* _Short task_
From the very first line of the data to the line containing "count_ticks = [0, 100, 200, 300, 400]", retype everything exactly, leaving the pictures behind.

-- begin Collected data --

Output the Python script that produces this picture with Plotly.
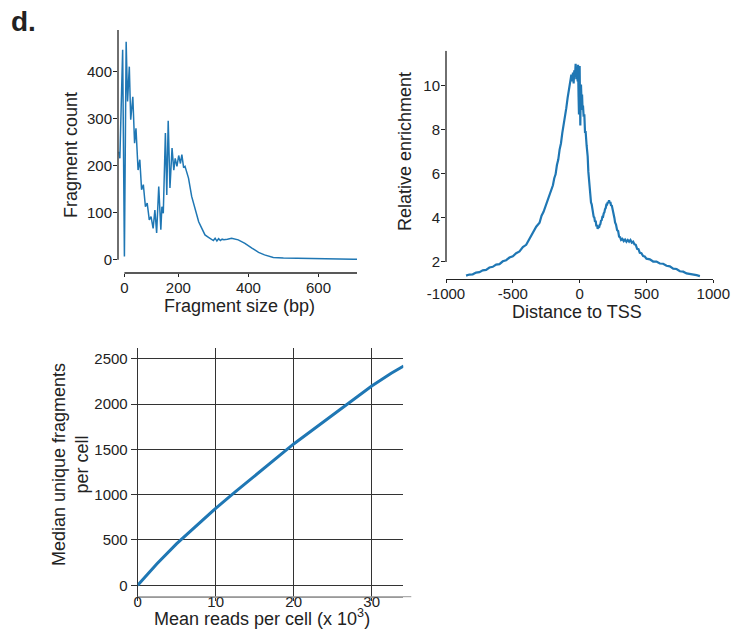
import plotly.graph_objects as go

# ---------------- data ----------------
# Panel 1: fragment size distribution
frag_size_bp = [31, 33, 41, 46, 51, 55, 60, 64, 70, 75, 79, 85, 90, 95, 100, 106, 111, 117, 122,
                128, 133, 138, 144, 150, 153, 157, 163, 167, 171, 176, 182, 187, 191, 196, 201,
                206, 210, 215, 219, 229, 238, 248, 258, 267, 276, 286, 295, 300, 305, 310, 315,
                320, 325, 330, 340, 352, 371, 390, 410, 429, 446, 471, 500, 550, 600, 650, 700, 710]
frag_count = [230, 216, 447, 7, 464, 337, 411, 298, 347, 248, 280, 191, 213, 149, 160, 113, 121, 85, 92,
              67, 106, 57, 156, 64, 113, 99, 270, 138, 296, 153, 238, 191, 216, 199, 222,
              205, 224, 196, 199, 174, 135, 106, 81, 67, 53, 48, 44, 41, 46, 40, 45,
              41, 44, 43, 44, 46, 42.5, 35, 25, 16, 10.6, 5, 4, 3, 2.5, 2, 1.5, 1.4]
frag_tick_vals = [46, 200, 400, 600]
frag_tick_text = ["0", "200", "400", "600"]
count_ticks = [0, 100, 200, 300, 400]

# Panel 2: TSS enrichment profile
tss_dist = [-850, -825, -800, -775, -750, -725, -700, -675, -650, -625, -600, -575, -550, -525,
            -500, -475, -450, -425, -400, -375, -350, -325, -300, -285, -270, -255, -240, -230,
            -220, -210, -200, -190, -180, -170, -160, -150, -140, -130, -120, -110, -100, -90,
            -80, -70, -62, -55, -50, -45, -40, -35, -30, -25, -20, -15, -12, -8, -5, -2, 0, 3,
            5, 8, 10, 14, 18, 22, 25, 30, 35, 40, 45, 52, 60, 65, 70, 75, 80, 85, 90, 95, 100,
            105, 110, 115, 120, 125, 130, 135, 140, 145, 150, 155, 160, 165, 170, 175, 180, 185,
            190, 195, 200, 205, 210, 215, 220, 225, 230, 235, 240, 245, 250, 255, 260, 265, 272,
            280, 288, 295, 303, 310, 320, 330, 340, 350, 360, 370, 380, 390, 400, 410, 420, 430,
            440, 450, 462, 475, 487, 500, 525, 550, 575, 600, 625, 650, 675, 700, 725, 750, 775,
            800, 825, 850, 875, 900]
tss_enrich = [1.38, 1.43, 1.44, 1.52, 1.54, 1.62, 1.64, 1.75, 1.78, 1.88, 1.9, 2.03, 2.08, 2.2,
              2.26, 2.4, 2.48, 2.68, 2.78, 3.05, 3.28, 3.6, 3.78, 4.1, 4.28, 4.55, 4.72, 4.95,
              5.08, 5.35, 5.48, 5.8, 5.98, 6.4, 6.65, 7.1, 7.38, 7.85, 8.18, 8.65, 8.98, 9.45,
              9.78, 10.25, 10.5, 10.2, 10.6, 10.1, 10.7, 10.4, 11.0, 10.3, 10.8, 10.2, 10.95, 9.5, 8.7, 10.4, 10.9, 9.2,
              8.2, 9.8, 10.05, 9.3, 9.6, 8.9, 9.1, 8.6, 8.7, 7.9, 7.9, 7.3, 6.8, 6.1, 5.65, 5.2, 5.05, 4.7, 4.62, 4.35, 4.32,
              4.05, 4.02, 3.82, 3.88, 3.62, 3.68, 3.5, 3.58, 3.55, 3.68, 3.72, 3.88, 3.9, 4.05, 4.05, 4.2, 4.25,
              4.4, 4.45, 4.6, 4.6, 4.72, 4.68, 4.8, 4.68, 4.72, 4.55, 4.58, 4.38, 4.3, 4.05, 4.0, 3.8, 3.7,
              3.45, 3.4, 3.15, 3.12, 3.0, 3.05, 2.95, 3.02, 2.92, 3.0, 2.92, 3.0, 2.88, 2.92, 2.8, 2.78, 2.6,
              2.58, 2.42, 2.4, 2.27, 2.25, 2.15, 2.12, 2.02, 2.02, 1.93, 1.92, 1.83, 1.8, 1.7, 1.68, 1.58, 1.56,
              1.48, 1.46, 1.41, 1.4, 1.36]
tss_ticks = [-1000, -500, 0, 500, 1000]
tss_tick_text = ["-1000", "-500", "0", "500", "1000"]
enrich_ticks = [2, 4, 6, 8, 10]

# Panel 3: saturation curve
mean_reads_k = [0, 2.5, 5, 7.5, 10, 12.5, 15, 17.5, 20, 22.5, 25, 27.5, 30, 32.5, 34.1]
median_frags = [0, 240, 460, 660, 850, 1030, 1210, 1390, 1560, 1720, 1880, 2040, 2200, 2340, 2420]
reads_ticks = [0, 10, 20, 30]
frags_ticks = [0, 500, 1000, 1500, 2000, 2500]

# ---------------- figure ----------------
W, H = 731, 629
BLUE = "#1f77b4"
TXT = "#222222"
FONT = "Liberation Sans, Arial, sans-serif"


def px_x(p):
    return p / W


def px_y(p):
    return 1 - p / H


fig = go.Figure()
fig.add_trace(go.Scatter(x=frag_size_bp, y=frag_count, mode="lines",
                         line=dict(color=BLUE, width=1.5), xaxis="x", yaxis="y",
                         showlegend=False, hoverinfo="skip"))
fig.add_trace(go.Scatter(x=tss_dist, y=tss_enrich, mode="lines",
                         line=dict(color=BLUE, width=2.2), xaxis="x2", yaxis="y2",
                         showlegend=False, hoverinfo="skip"))
fig.add_trace(go.Scatter(x=mean_reads_k, y=median_frags, mode="lines",
                         line=dict(color=BLUE, width=3), xaxis="x3", yaxis="y3",
                         showlegend=False, hoverinfo="skip"))

tickfont = dict(family=FONT, size=15, color=TXT)


def ax(**kw):
    base = dict(showgrid=False, zeroline=False, ticks="outside", ticklen=4, tickwidth=1,
                tickcolor=TXT, tickfont=tickfont, showline=False, automargin=False,
                ticklabeloverflow="allow")
    base.update(kw)
    return base


frag_range = [27.7, 710]
count_range = [-28, 489]
tss_range = [-1000, 1000]
enrich_range = [1.214, 11.59]

GRID = "#333333"

fig.update_layout(
    width=W, height=H, margin=dict(l=0, r=0, t=0, b=0, autoexpand=False),
    paper_bgcolor="white", plot_bgcolor="white",
    font=dict(family=FONT, color=TXT),
    xaxis=ax(domain=[px_x(118), px_x(357)], range=frag_range, anchor="y",
             tickvals=frag_tick_vals, ticktext=frag_tick_text, ticklen=3, ticklabelstandoff=-2),
    yaxis=ax(domain=[px_y(273), px_y(30)], range=count_range, anchor="x",
             tickvals=count_ticks, ticklabelstandoff=-2),
    xaxis2=ax(domain=[px_x(446), px_x(713.3)], range=tss_range, anchor="y2",
              tickvals=tss_ticks, ticktext=tss_tick_text, ticklen=3, showline=True,
              linecolor=TXT, linewidth=1.3, ticklabelstandoff=-2),
    yaxis2=ax(domain=[px_y(279.3), px_y(50.7)], range=enrich_range, anchor="x2",
              tickvals=enrich_ticks, ticklabelstandoff=-2),
    xaxis3=ax(domain=[px_x(137.7), px_x(403.3)], range=[0, 34.05], anchor="y3",
              tickvals=reads_ticks, showgrid=True, gridcolor=GRID, gridwidth=1,
              zeroline=True, zerolinecolor=GRID, zerolinewidth=1,
              ticklen=3, tickcolor=GRID,
              showline=True, linecolor="#999999", linewidth=1, ticklabelstandoff=-12),
    yaxis3=ax(domain=[px_y(596.7), px_y(348)], range=[-126, 2619], anchor="x3",
              tickvals=frags_ticks, showgrid=True, gridcolor=GRID, gridwidth=1,
              zeroline=True, zerolinecolor=GRID, zerolinewidth=1,
              ticklen=6, tickcolor=GRID),
)

# separated axis lines (offset axes as in the reference)
fig.add_shape(type="line", xref="x domain", yref="y", x0=0, x1=0, y0=0, y1=count_range[1],
              line=dict(color=TXT, width=1.3))
fig.add_shape(type="line", xref="x", yref="y domain", x0=frag_tick_vals[0], x1=frag_range[1], y0=0, y1=0,
              line=dict(color=TXT, width=1.3))
fig.add_shape(type="line", xref="x2 domain", yref="y2", x0=0, x1=0, y0=enrich_ticks[0], y1=enrich_range[1],
              line=dict(color=TXT, width=1.3))
# bottom panel x axis line runs slightly past the plot area
fig.add_shape(type="line", xref="x3 domain", yref="y3 domain", x0=0, x1=1.03, y0=0, y1=0,
              line=dict(color="#999999", width=1))

title_font = dict(family=FONT, size=18, color=TXT)


def label(text, x, y, angle=0, font=title_font):
    fig.add_annotation(text=text, x=px_x(x), y=px_y(y), xref="paper", yref="paper",
                       showarrow=False, textangle=angle, font=font,
                       xanchor="center", yanchor="middle")


label("<b>d.</b>", 23, 22, font=dict(family=FONT, size=28, color=TXT))
label("Fragment count", 71, 155, angle=-90)
label("Fragment size (bp)", 239, 306)
label("Relative enrichment", 405, 152, angle=-90)
label("Distance to TSS", 577, 312)
label("Median unique fragments<br>per cell", 70, 465, angle=-90)
label("Mean reads per cell (x 10<sup>3</sup>)", 262, 617)

fig.write_html("out.html", config={"displayModeBar": False},
               post_script="document.body.style.margin='0';document.body.style.overflow='hidden';")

-- end Collected data --

* _Complete output_
Output the Python script that produces this picture with Plotly.
import plotly.graph_objects as go

# ---------------- data ----------------
# Panel 1: fragment size distribution
frag_size_bp = [31, 33, 41, 46, 51, 55, 60, 64, 70, 75, 79, 85, 90, 95, 100, 106, 111, 117, 122,
                128, 133, 138, 144, 150, 153, 157, 163, 167, 171, 176, 182, 187, 191, 196, 201,
                206, 210, 215, 219, 229, 238, 248, 258, 267, 276, 286, 295, 300, 305, 310, 315,
                320, 325, 330, 340, 352, 371, 390, 410, 429, 446, 471, 500, 550, 600, 650, 700, 710]
frag_count = [230, 216, 447, 7, 464, 337, 411, 298, 347, 248, 280, 191, 213, 149, 160, 113, 121, 85, 92,
              67, 106, 57, 156, 64, 113, 99, 270, 138, 296, 153, 238, 191, 216, 199, 222,
              205, 224, 196, 199, 174, 135, 106, 81, 67, 53, 48, 44, 41, 46, 40, 45,
              41, 44, 43, 44, 46, 42.5, 35, 25, 16, 10.6, 5, 4, 3, 2.5, 2, 1.5, 1.4]
frag_tick_vals = [46, 200, 400, 600]
frag_tick_text = ["0", "200", "400", "600"]
count_ticks = [0, 100, 200, 300, 400]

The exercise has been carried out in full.